Abondantes et multiples hier, rares aujourd’hui
Si une matrice d’estampe pouvait être tirée à des milliers d’exemplaires, les épreuves encore conservées aujourd’hui sont extrêmement peu nombreuses. Pour la période 1400-1440, seulement soixante-dix estampes sont connues! Manipulées, punaisées sur les murs, collées dans des livres, pliées pour entrer dans une poche, ces images, usées, ont été jetées, brûlées… On comprend donc le caractère exceptionnel de l’exposition du Louvre !
Infos pratiques : du 17 octobre 2013 au 13 janvier 2014 au Musée du Louvre, aile Sully, 2e étage. Prix compris dans le ticket d’entrée pour les collections permanentes. Toutes les informations sur le site du musée du Louvre.
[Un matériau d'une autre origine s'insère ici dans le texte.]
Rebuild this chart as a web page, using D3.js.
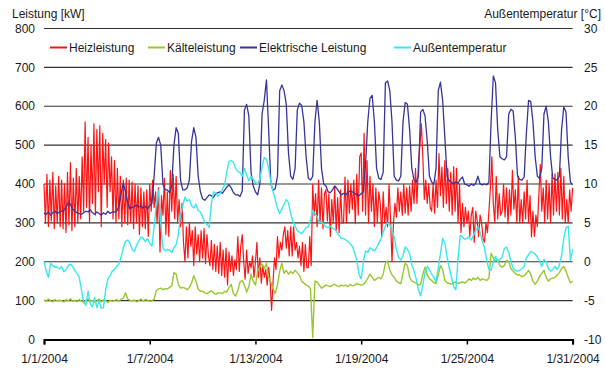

Ping : Les coffrets à estampe | Orion en aéroplane
Je remercie Orion en aéroplane, pour ses explications précises et justes sur l’estampe. J’ignorais que ce site expliquait si bien et avec précisions le métier de graveur sur bois ou linoléum. Je lui dois des excuses car j’ai publié un message sur l’estampe en omettant de signaler leur nom, il y a à peine une heure.
13/10/16.
Bonjour, l’article est fort intéressant. Je ne peux néanmoins que souligner l’existence bien antérieure du procédé de la xylographie en asie extrême-orientale. En effet, la technique existait en Chine comme en Corée plusieurs siècles avant l’apparition des estampes en Allemagne. D’ailleurs, la Corée possède la plus ancienne oeuvre de ce type datée de 706 (le Sutra Dharani).
C’est tout à fait vrai. L’estampe apparaît en Asie plusieurs siècles auparavant mais son apparition dans le monde occidental est également une invention puisqu’il n’y a pas eu de transfert culturel sur cette technologie…
A moins d’en prouver un jour le contraire, c’est toujours la même chose. Toujours est-il que votre article est réellement intéressant et passionnant.